● **Exercise task**: Repeat every line exactly, keeping the pictures out of the copy.
* Start *
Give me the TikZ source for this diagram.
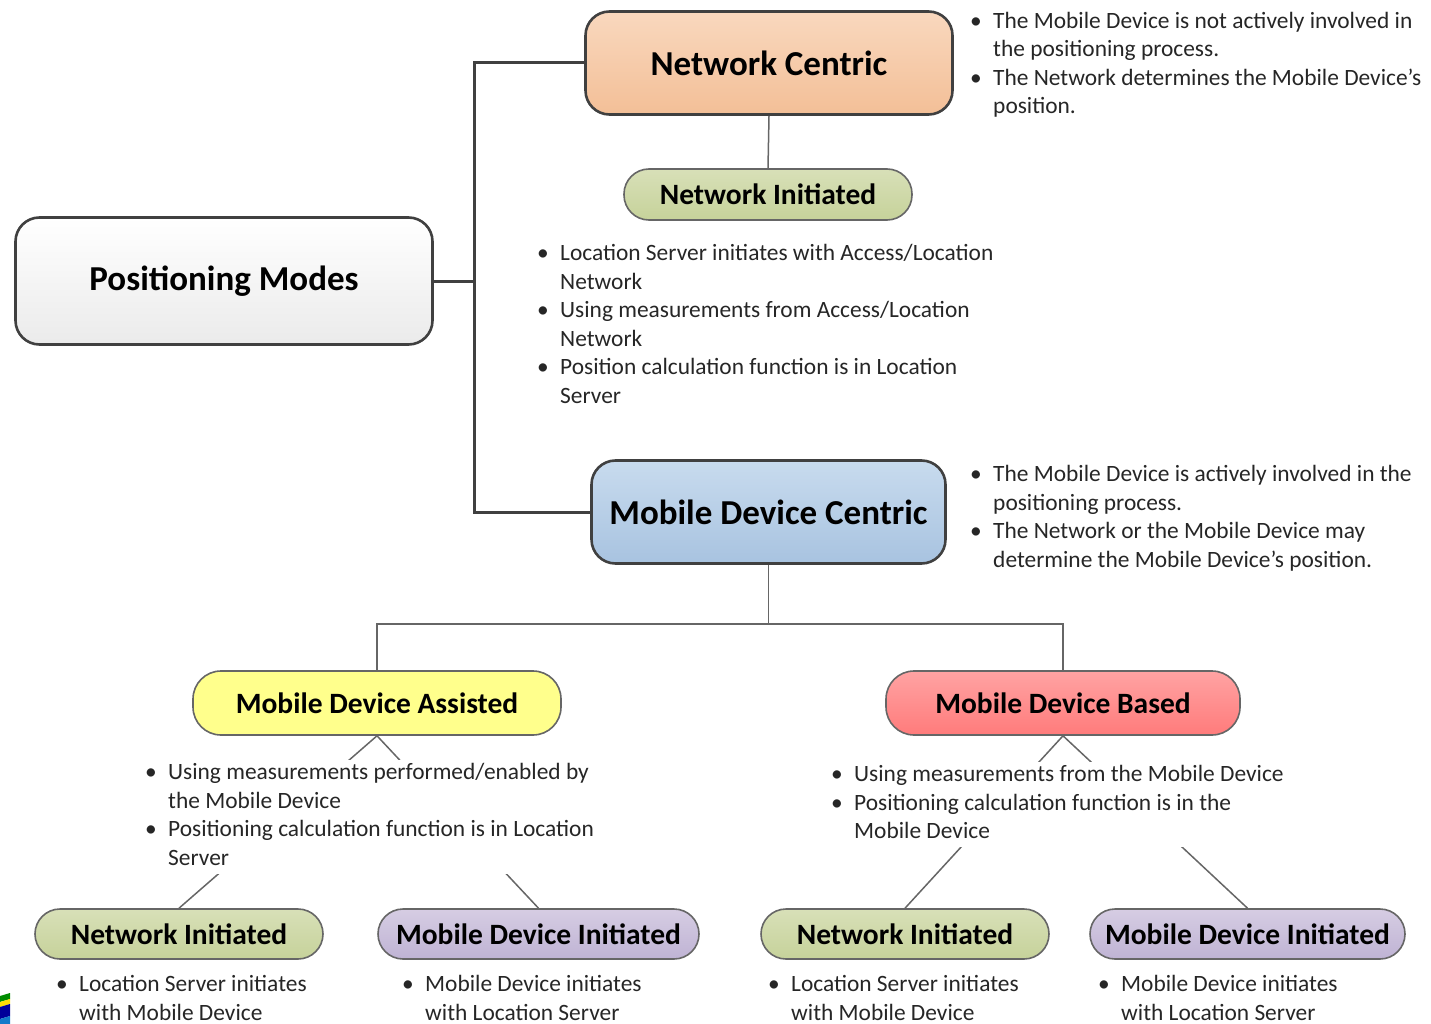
\documentclass[tikz,border=0pt]{standalone}
\usepackage{fontspec}
\setmainfont{Carlito}
\definecolor{nctop}{HTML}{F9D8BE}
\definecolor{ncbot}{HTML}{F3BF97}
\definecolor{mdctop}{HTML}{C8DBEE}
\definecolor{mdcbot}{HTML}{A8C3E0}
\definecolor{olivetop}{HTML}{D8E0B8}
\definecolor{olivebot}{HTML}{C6D29A}
\definecolor{lemon}{HTML}{FFFF8C}
\definecolor{rosetop}{HTML}{FFA3A3}
\definecolor{rosebot}{HTML}{FF7B7B}
\definecolor{lilactop}{HTML}{D6CDE3}
\definecolor{lilacbot}{HTML}{BFB3D4}
\newcommand{\bitem}{\makebox[23pt][l]{\textbullet}}

\begin{document}
\begin{tikzpicture}[x=1pt,y=-1pt,
	modebox/.style={draw=black!75,line width=2.6pt,rounded corners=24pt,font=\fontsize{35}{40}\selectfont\bfseries},
	pill/.style={draw=black!60,line width=1.6pt,rounded corners=25pt,font=\fontsize{29.5}{34}\selectfont\bfseries},
	trunk/.style={draw=black!75,line width=3pt},
	twig/.style={draw=black!60,line width=1.5pt},
	notes/.style={anchor=north west,inner sep=0pt,fill=white,text=black!85,font=\fontsize{23.4}{28.5}\selectfont}]
	\useasboundingbox (0,0) rectangle (1431,1024);

	\node[modebox,top color=white,bottom color=black!8,minimum width=417pt,minimum height=127pt] (pm) at (224,281) {Positioning Modes};
	\node[modebox,top color=nctop,bottom color=ncbot,minimum width=367pt,minimum height=103pt] (nc) at (769,63) {Network Centric};
	\node[pill,top color=olivetop,bottom color=olivebot,minimum width=288pt,minimum height=51pt] (ni) at (768,194.5) {Network Initiated};
	\node[modebox,top color=mdctop,bottom color=mdcbot,minimum width=354pt,minimum height=103pt] (mdc) at (768.5,512) {Mobile Device Centric};
	\node[pill,fill=lemon,minimum width=368pt,minimum height=64pt,rounded corners=28pt] (mda) at (377,703) {Mobile Device Assisted};
	\node[pill,top color=rosetop,bottom color=rosebot,minimum width=354pt,minimum height=64pt,rounded corners=28pt] (mdb) at (1063,703) {Mobile Device Based};
	\node[pill,top color=olivetop,bottom color=olivebot,minimum width=288pt,minimum height=50pt] (nia) at (179,934) {Network Initiated};
	\node[pill,top color=lilactop,bottom color=lilacbot,minimum width=321pt,minimum height=50pt] (mdia) at (538.5,934) {Mobile Device Initiated};
	\node[pill,top color=olivetop,bottom color=olivebot,minimum width=288pt,minimum height=50pt] (nib) at (905,934) {Network Initiated};
	\node[pill,top color=lilactop,bottom color=lilacbot,minimum width=315pt,minimum height=50pt] (mdib) at (1247.5,934) {Mobile Device Initiated};

	\coordinate (spine) at (474,281);
	\coordinate (bus) at (768.5,624);
	\draw[trunk] (nc.west) -| (spine) |- (mdc.west);
	\draw[trunk] (pm.east) -- (spine);
	\draw[twig] (nc.south) -- (ni.north);
	\draw[twig] (mdc.south) -- (bus);
	\draw[twig] (mda.north) |- (bus) -| (mdb.north);
	\draw[twig] (mda.south) -- (nia.north);
	\draw[twig] (mda.south) -- (mdia.north);
	\draw[twig] (mdb.south) -- (nib.north);
	\draw[twig] (mdb.south) -- (mdib.north);

	\node[notes] (ncnotes) at (970,8) {\begin{tabular}{@{}l@{}l@{}}
		\bitem & The Mobile Device is not actively involved in\\
		& the positioning process.\\
		\bitem & The Network determines the Mobile Device’s\\
		& position.
	\end{tabular}};
	\node[notes] (ninotes) at (537,240.5) {\begin{tabular}{@{}l@{}l@{}}
		\bitem & Location Server initiates with Access/Location\\
		& Network\\
		\bitem & Using measurements from Access/Location\\
		& Network\\
		\bitem & Position calculation function is in Location\\
		& Server
	\end{tabular}};
	\node[notes] (mdcnotes) at (970,461.5) {\begin{tabular}{@{}l@{}l@{}}
		\bitem & The Mobile Device is actively involved in the\\
		& positioning process.\\
		\bitem & The Network or the Mobile Device may\\
		& determine the Mobile Device’s position.
	\end{tabular}};
	\node[notes] (mdanotes) at (145,759.5) {\begin{tabular}{@{}l@{}l@{}}
		\bitem & Using measurements performed/enabled by\\
		& the Mobile Device\\
		\bitem & Positioning calculation function is in Location\\
		& Server
	\end{tabular}};
	\node[notes] (mdbnotes) at (831,761.5) {\begin{tabular}{@{}l@{}l@{}}
		\bitem & Using measurements from the Mobile Device\\
		\bitem & Positioning calculation function is in the\\
		& Mobile Device
	\end{tabular}};
	\node[notes] (nianotes) at (56,971.5) {\begin{tabular}{@{}l@{}l@{}}
		\bitem & Location Server initiates\\
		& with Mobile Device
	\end{tabular}};
	\node[notes] (mdianotes) at (402,971.5) {\begin{tabular}{@{}l@{}l@{}}
		\bitem & Mobile Device initiates\\
		& with Location Server
	\end{tabular}};
	\node[notes] (nibnotes) at (768,971.5) {\begin{tabular}{@{}l@{}l@{}}
		\bitem & Location Server initiates\\
		& with Mobile Device
	\end{tabular}};
	\node[notes] (mdibnotes) at (1098,971.5) {\begin{tabular}{@{}l@{}l@{}}
		\bitem & Mobile Device initiates\\
		& with Location Server
	\end{tabular}};

	\fill[green!55!black] (0,996) -- (10,993) -- (10,999) -- (0,1002) -- cycle;
	\fill[yellow!80!orange] (0,1002) -- (10,999) -- (10,1004) -- (0,1007) -- cycle;
	\fill[blue!60!black] (0,1007) -- (10,1004) -- (10,1016) -- (0,1019) -- cycle;
	\fill[cyan!60!blue] (0,1019) -- (10,1016) -- (10,1024) -- (0,1024) -- cycle;
\end{tikzpicture}
\end{document}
* End *
● **In response**:
Give me the TikZ source for this diagram.
\documentclass[tikz,border=0pt]{standalone}
\usepackage{fontspec}
\setmainfont{Carlito}
\definecolor{nctop}{HTML}{F9D8BE}
\definecolor{ncbot}{HTML}{F3BF97}
\definecolor{mdctop}{HTML}{C8DBEE}
\definecolor{mdcbot}{HTML}{A8C3E0}
\definecolor{olivetop}{HTML}{D8E0B8}
\definecolor{olivebot}{HTML}{C6D29A}
\definecolor{lemon}{HTML}{FFFF8C}
\definecolor{rosetop}{HTML}{FFA3A3}
\definecolor{rosebot}{HTML}{FF7B7B}
\definecolor{lilactop}{HTML}{D6CDE3}
\definecolor{lilacbot}{HTML}{BFB3D4}
\newcommand{\bitem}{\makebox[23pt][l]{\textbullet}}

\begin{document}
\begin{tikzpicture}[x=1pt,y=-1pt,
	modebox/.style={draw=black!75,line width=2.6pt,rounded corners=24pt,font=\fontsize{35}{40}\selectfont\bfseries},
	pill/.style={draw=black!60,line width=1.6pt,rounded corners=25pt,font=\fontsize{29.5}{34}\selectfont\bfseries},
	trunk/.style={draw=black!75,line width=3pt},
	twig/.style={draw=black!60,line width=1.5pt},
	notes/.style={anchor=north west,inner sep=0pt,fill=white,text=black!85,font=\fontsize{23.4}{28.5}\selectfont}]
	\useasboundingbox (0,0) rectangle (1431,1024);

	\node[modebox,top color=white,bottom color=black!8,minimum width=417pt,minimum height=127pt] (pm) at (224,281) {Positioning Modes};
	\node[modebox,top color=nctop,bottom color=ncbot,minimum width=367pt,minimum height=103pt] (nc) at (769,63) {Network Centric};
	\node[pill,top color=olivetop,bottom color=olivebot,minimum width=288pt,minimum height=51pt] (ni) at (768,194.5) {Network Initiated};
	\node[modebox,top color=mdctop,bottom color=mdcbot,minimum width=354pt,minimum height=103pt] (mdc) at (768.5,512) {Mobile Device Centric};
	\node[pill,fill=lemon,minimum width=368pt,minimum height=64pt,rounded corners=28pt] (mda) at (377,703) {Mobile Device Assisted};
	\node[pill,top color=rosetop,bottom color=rosebot,minimum width=354pt,minimum height=64pt,rounded corners=28pt] (mdb) at (1063,703) {Mobile Device Based};
	\node[pill,top color=olivetop,bottom color=olivebot,minimum width=288pt,minimum height=50pt] (nia) at (179,934) {Network Initiated};
	\node[pill,top color=lilactop,bottom color=lilacbot,minimum width=321pt,minimum height=50pt] (mdia) at (538.5,934) {Mobile Device Initiated};
	\node[pill,top color=olivetop,bottom color=olivebot,minimum width=288pt,minimum height=50pt] (nib) at (905,934) {Network Initiated};
	\node[pill,top color=lilactop,bottom color=lilacbot,minimum width=315pt,minimum height=50pt] (mdib) at (1247.5,934) {Mobile Device Initiated};

	\coordinate (spine) at (474,281);
	\coordinate (bus) at (768.5,624);
	\draw[trunk] (nc.west) -| (spine) |- (mdc.west);
	\draw[trunk] (pm.east) -- (spine);
	\draw[twig] (nc.south) -- (ni.north);
	\draw[twig] (mdc.south) -- (bus);
	\draw[twig] (mda.north) |- (bus) -| (mdb.north);
	\draw[twig] (mda.south) -- (nia.north);
	\draw[twig] (mda.south) -- (mdia.north);
	\draw[twig] (mdb.south) -- (nib.north);
	\draw[twig] (mdb.south) -- (mdib.north);

	\node[notes] (ncnotes) at (970,8) {\begin{tabular}{@{}l@{}l@{}}
		\bitem & The Mobile Device is not actively involved in\\
		& the positioning process.\\
		\bitem & The Network determines the Mobile Device’s\\
		& position.
	\end{tabular}};
	\node[notes] (ninotes) at (537,240.5) {\begin{tabular}{@{}l@{}l@{}}
		\bitem & Location Server initiates with Access/Location\\
		& Network\\
		\bitem & Using measurements from Access/Location\\
		& Network\\
		\bitem & Position calculation function is in Location\\
		& Server
	\end{tabular}};
	\node[notes] (mdcnotes) at (970,461.5) {\begin{tabular}{@{}l@{}l@{}}
		\bitem & The Mobile Device is actively involved in the\\
		& positioning process.\\
		\bitem & The Network or the Mobile Device may\\
		& determine the Mobile Device’s position.
	\end{tabular}};
	\node[notes] (mdanotes) at (145,759.5) {\begin{tabular}{@{}l@{}l@{}}
		\bitem & Using measurements performed/enabled by\\
		& the Mobile Device\\
		\bitem & Positioning calculation function is in Location\\
		& Server
	\end{tabular}};
	\node[notes] (mdbnotes) at (831,761.5) {\begin{tabular}{@{}l@{}l@{}}
		\bitem & Using measurements from the Mobile Device\\
		\bitem & Positioning calculation function is in the\\
		& Mobile Device
	\end{tabular}};
	\node[notes] (nianotes) at (56,971.5) {\begin{tabular}{@{}l@{}l@{}}
		\bitem & Location Server initiates\\
		& with Mobile Device
	\end{tabular}};
	\node[notes] (mdianotes) at (402,971.5) {\begin{tabular}{@{}l@{}l@{}}
		\bitem & Mobile Device initiates\\
		& with Location Server
	\end{tabular}};
	\node[notes] (nibnotes) at (768,971.5) {\begin{tabular}{@{}l@{}l@{}}
		\bitem & Location Server initiates\\
		& with Mobile Device
	\end{tabular}};
	\node[notes] (mdibnotes) at (1098,971.5) {\begin{tabular}{@{}l@{}l@{}}
		\bitem & Mobile Device initiates\\
		& with Location Server
	\end{tabular}};

	\fill[green!55!black] (0,996) -- (10,993) -- (10,999) -- (0,1002) -- cycle;
	\fill[yellow!80!orange] (0,1002) -- (10,999) -- (10,1004) -- (0,1007) -- cycle;
	\fill[blue!60!black] (0,1007) -- (10,1004) -- (10,1016) -- (0,1019) -- cycle;
	\fill[cyan!60!blue] (0,1019) -- (10,1016) -- (10,1024) -- (0,1024) -- cycle;
\end{tikzpicture}
\end{document}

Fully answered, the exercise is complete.